[NNVM] FoldScaleAxis for Winograd and NCHWc convolution

Hi, I noticed that the FoldScaleAxis pass is not enabled for CUDA Winograd with weight transform precomputed and x86 NCHWc convolution. So the “broadcast_mul” op of batch norm doesn’t go away after compiling. Is it intended? @merrymercy @yzhliu

To enable this, we need to add registrations for

_contrib_conv2d_NCHWc
_contrib_conv2d_winograd_without_weight_transform

following these lines here

Also, I think AlterLayout pass needs to happen after FoldScaleAxis pass.

I’m aware of this issue, we should add the support.

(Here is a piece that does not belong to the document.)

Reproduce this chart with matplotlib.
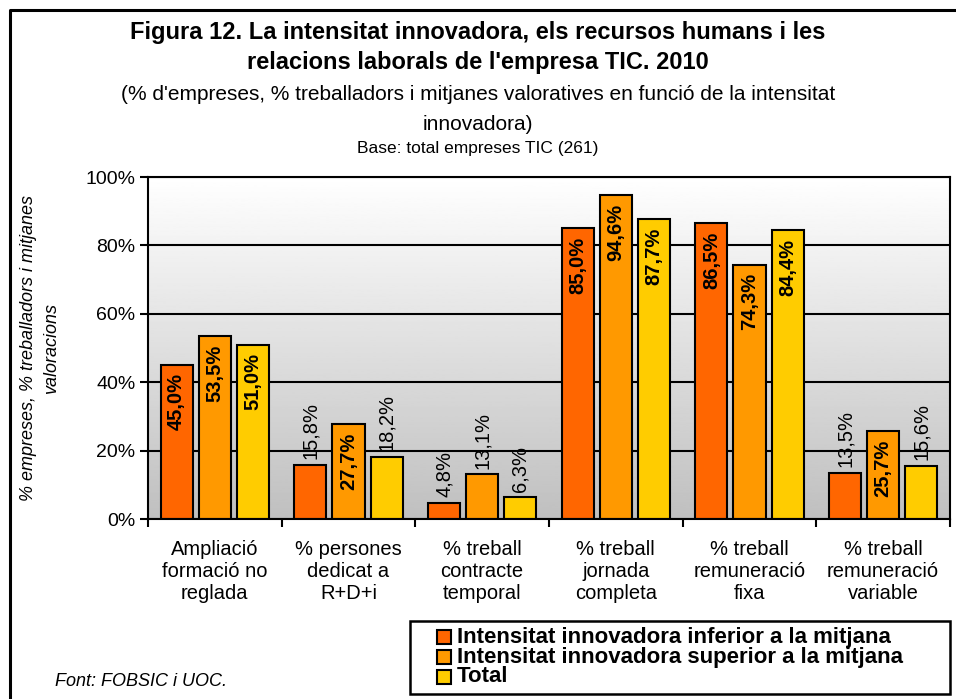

@yzhliu ok, is there any reason AlterLayout pass should happen before everything else, here?

It needs to happen before simplify_inference, which is able to handle modified shape. otherwise once batch_norm is dissolved, it is not easy to target batch norm anymore, which will introduce layout transformer for these dissolved broadcast_add and broadcast_mul, etc. It can still work, but performance is not as good.

I think AlterOpLayout can happen before FoldScaleAxis, but does FoldScaleAxis depend on SimplifyInference ?

yes, FoldScaleAxis looks for broadcast_mul op, which is unpacked from batch norm. So FoldScaleAxis should happen after SimplifyInference.

This issue seems more complicated than I thought … And I don’t know how much enabling FoldScaleAxis would help improve performance. Probably the difference would be minimal.

According to my test on arm cpu, the difference is very small.